Exercise aim:
Repeat exactly the lines running from the first line of the data to the line containing "const seriesNames = ['Original", both ends included, and nothing else; drop the pictures.
═══ Dataset section ═══
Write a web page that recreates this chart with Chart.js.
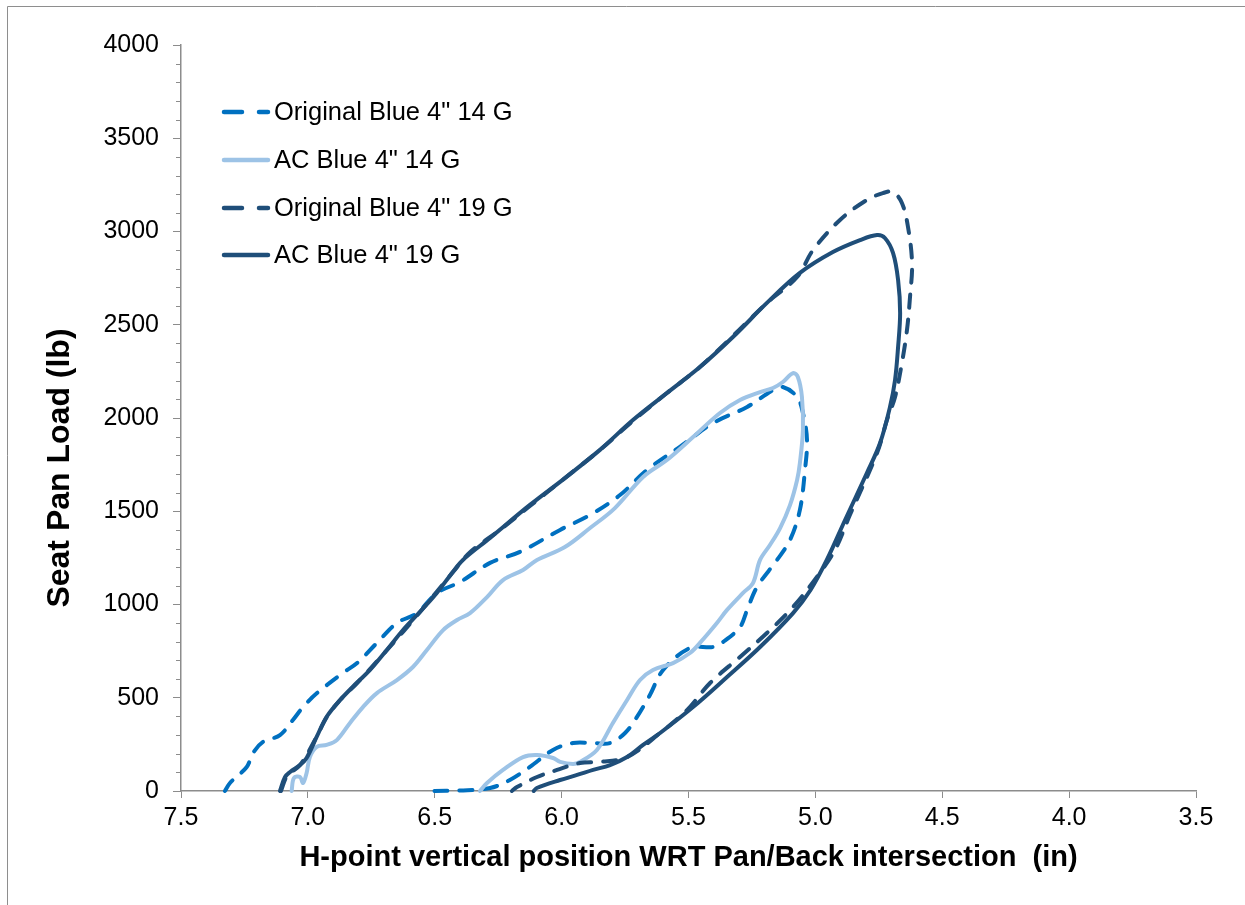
<!DOCTYPE html>
<html><head><meta charset="utf-8">
<script src="https://cdn.jsdelivr.net/npm/chart.js@4.4.1/dist/chart.umd.min.js"></script>
<style>html,body{margin:0;padding:0;background:#fff}</style>
</head><body>
<canvas id="c" width="1245" height="905" style="display:block;width:1245px;height:905px"></canvas>
<script>
// ---- data ----
const seriesNames = ['Original Blue 4" 14 G', 'AC Blue 4" 14 G', 'Original Blue 4" 19 G', 'AC Blue 4" 19 G'];

const orig14X = [7.327,7.307,7.241,7.216,7.177,7.110,7.059,7.019,6.964,6.862,6.806,6.728,6.649,6.570,6.491,6.400,6.282,6.164,6.006,5.888,5.770,5.664,5.534,5.403,5.269,5.167,5.128,5.072,5.049,5.033,5.041,5.061,5.100,5.151,5.230,5.269,5.297,5.364,5.403,5.494,5.600,5.652,5.703,5.750,5.809,5.876,5.955,6.034,6.125,6.204,6.282,6.400,6.511];
const orig14Y = [0,43,129,204,263,300,381,450,525,633,686,794,901,954,1062,1121,1223,1282,1400,1480,1587,1721,1845,1973,2059,2150,2166,2113,2027,1882,1721,1507,1346,1239,1094,971,879,799,772,767,649,515,397,311,257,257,257,220,129,59,16,3,0];

const ac14X = [7.064,7.055,7.031,7.019,7.005,6.992,6.965,6.926,6.886,6.834,6.783,6.728,6.649,6.586,6.531,6.467,6.412,6.361,6.294,6.231,6.152,6.097,5.987,5.888,5.790,5.679,5.585,5.482,5.376,5.297,5.218,5.167,5.128,5.088,5.069,5.053,5.049,5.061,5.072,5.100,5.139,5.179,5.218,5.246,5.285,5.348,5.388,5.455,5.494,5.561,5.640,5.691,5.742,5.798,5.861,5.928,5.955,6.006,6.034,6.097,6.152,6.231,6.294,6.322];
const ac14Y = [0,70,75,43,97,182,236,247,273,365,450,525,595,665,756,863,917,954,1040,1131,1185,1239,1308,1410,1517,1684,1775,1898,2027,2097,2139,2161,2193,2241,2220,2113,1936,1759,1668,1533,1410,1319,1239,1115,1062,971,901,794,740,686,649,595,488,365,220,156,145,156,177,193,182,113,43,0];

const orig19X = [7.106,7.082,7.031,6.968,6.925,6.873,6.806,6.688,6.558,6.428,6.361,6.243,6.125,5.987,5.849,5.719,5.585,5.455,5.325,5.191,5.072,5.009,4.903,4.797,4.734,4.694,4.659,4.635,4.619,4.627,4.639,4.659,4.686,4.718,4.757,4.864,4.923,4.994,5.088,5.191,5.297,5.415,5.506,5.612,5.742,5.849,5.928,6.018,6.097,6.176,6.196];
const orig19Y = [0,80,139,284,397,488,579,756,960,1174,1280,1400,1528,1678,1829,1984,2134,2273,2440,2617,2756,2901,3062,3169,3206,3212,3153,3024,2831,2649,2472,2295,2113,1989,1812,1480,1292,1148,987,847,719,579,434,311,182,156,150,113,75,21,0];

const ac19X = [7.110,7.090,7.070,7.031,7.005,6.965,6.926,6.873,6.808,6.755,6.689,6.625,6.558,6.492,6.428,6.389,6.282,6.125,5.987,5.849,5.719,5.585,5.455,5.325,5.191,5.061,4.931,4.824,4.757,4.726,4.694,4.674,4.666,4.674,4.686,4.706,4.745,4.797,4.883,4.955,5.019,5.088,5.218,5.348,5.482,5.612,5.679,5.742,5.809,5.876,5.939,6.006,6.098,6.110];
const ac19Y = [0,75,102,139,177,291,398,488,579,649,756,863,961,1062,1176,1239,1357,1534,1678,1829,1989,2134,2273,2434,2617,2778,2890,2954,2981,2965,2885,2740,2563,2381,2204,2059,1866,1705,1453,1239,1078,954,772,611,450,311,247,182,139,113,86,59,16,0];

const xTickValues = [7.5,7.0,6.5,6.0,5.5,5.0,4.5,4.0,3.5];
const yTickValues = [0,500,1000,1500,2000,2500,3000,3500,4000];
const xTitle = 'H-point vertical position WRT Pan/Back intersection  (in)';
const yTitle = 'Seat Pan Load (lb)';

// ---- styling ----
const colors = ['#0070C0', '#9DC3E6', '#1F4E79', '#1F4E79'];
const dashed = [true, false, true, false];
const DASH = [13, 12];
const AXIS = '#8C8C8C';
const FONT = '"Liberation Sans", Arial, sans-serif';

function pts(xs, ys){ return xs.map((x,i)=>({x:x, y:ys[i]})); }
const seriesData = [pts(orig14X,orig14Y), pts(ac14X,ac14Y), pts(orig19X,orig19Y), pts(ac19X,ac19Y)];

const datasets = seriesData.map((d,i)=>({
  label: seriesNames[i],
  data: d,
  showLine: true,
  borderColor: colors[i],
  backgroundColor: colors[i],
  borderWidth: 4,
  borderDash: dashed[i] ? DASH : [],
  borderCapStyle: 'round',
  borderJoinStyle: 'round',
  pointRadius: 0,
  tension: 0.35,
  fill: false,
  clip: 8,
  order: 3 - i
}));

const decor = {
  id: 'decor',
  beforeDraw(chart){
    const ctx = chart.ctx;
    ctx.save();
    ctx.fillStyle = '#fff';
    ctx.fillRect(0,0,chart.width,chart.height);
    ctx.strokeStyle = '#8E8E8E';
    ctx.lineWidth = 1;
    ctx.beginPath();
    ctx.moveTo(7.5, chart.height); ctx.lineTo(7.5, 6.5); ctx.lineTo(chart.width, 6.5);
    ctx.stroke();
    ctx.restore();
  },
  afterDraw(chart){
    const ctx = chart.ctx;
    const ys = chart.scales.y;
    const area = chart.chartArea;
    ctx.save();
    // minor y ticks
    ctx.strokeStyle = AXIS; ctx.lineWidth = 1;
    ctx.beginPath();
    for (let v = ys.min; v <= ys.max; v += 100) {
      if (v % 500 === 0) continue;
      const py = Math.round(ys.getPixelForValue(v)) + 0.5;
      ctx.moveTo(area.left - 5, py); ctx.lineTo(area.left, py);
    }
    ctx.stroke();
    // axis titles
    ctx.fillStyle = '#000';
    ctx.font = 'bold 29px ' + FONT;
    ctx.textAlign = 'center'; ctx.textBaseline = 'middle';
    ctx.fillText(xTitle, (area.left + area.right)/2, 858);
    ctx.save();
    ctx.translate(60, 468);
    ctx.rotate(-Math.PI/2);
    ctx.font = 'bold 32px ' + FONT;
    ctx.fillText(yTitle, 0, 0);
    ctx.restore();
    // legend
    const rows = [112, 160, 208, 255];
    chart.data.datasets.forEach((ds, i) => {
      const y = rows[i];
      ctx.save();
      ctx.strokeStyle = ds.borderColor;
      ctx.lineWidth = 4.5;
      ctx.lineCap = 'round';
      ctx.setLineDash(ds.borderDash.length ? [18, 17] : []);
      ctx.beginPath(); ctx.moveTo(224, y); ctx.lineTo(268, y); ctx.stroke();
      ctx.restore();
      ctx.fillStyle = '#000';
      ctx.font = '25.5px ' + FONT;
      ctx.textAlign = 'left'; ctx.textBaseline = 'middle';
      ctx.fillText(ds.label, 274, y + 1);
    });
    ctx.restore();
  }
};

new Chart(document.getElementById('c'), {
  type: 'scatter',
  data: { datasets },
  options: {
    responsive: false,
    animation: false,
    events: [],
    layout: { padding: { top: 45, right: 49, left: 0, bottom: 0 } },
    plugins: { legend: { display: false }, tooltip: { enabled: false }, title: { display: false } },
    scales: {
      x: {
        type: 'linear', reverse: true, min: 3.5, max: 7.5,
        afterBuildTicks: s => { s.ticks = xTickValues.map(v => ({ value: v })); },
        afterFit: s => { s.height = 114; },
        ticks: { color: '#000', font: { family: FONT, size: 25 }, padding: 5, maxRotation: 0, autoSkip: false,
                 callback: v => Number(v).toFixed(1) },
        grid: { drawOnChartArea: false, drawTicks: true, tickLength: 7, color: AXIS, tickColor: AXIS, tickWidth: 1 },
        border: { display: true, color: AXIS, width: 1.5 }
      },
      y: {
        type: 'linear', min: 0, max: 4000,
        afterBuildTicks: s => { s.ticks = yTickValues.map(v => ({ value: v })); },
        afterFit: s => { s.width = 181; },
        ticks: { color: '#000', font: { family: FONT, size: 25 }, padding: 14, autoSkip: false,
                 callback: v => String(v) },
        grid: { drawOnChartArea: false, drawTicks: true, tickLength: 8, color: AXIS, tickColor: AXIS, tickWidth: 1 },
        border: { display: true, color: AXIS, width: 1.5 }
      }
    }
  },
  plugins: [decor]
});
</script>
</body></html>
═══
Full response:
Write a web page that recreates this chart with Chart.js.
<!DOCTYPE html>
<html><head><meta charset="utf-8">
<script src="https://cdn.jsdelivr.net/npm/chart.js@4.4.1/dist/chart.umd.min.js"></script>
<style>html,body{margin:0;padding:0;background:#fff}</style>
</head><body>
<canvas id="c" width="1245" height="905" style="display:block;width:1245px;height:905px"></canvas>
<script>
// ---- data ----
const seriesNames = ['Original Blue 4" 14 G', 'AC Blue 4" 14 G', 'Original Blue 4" 19 G', 'AC Blue 4" 19 G'];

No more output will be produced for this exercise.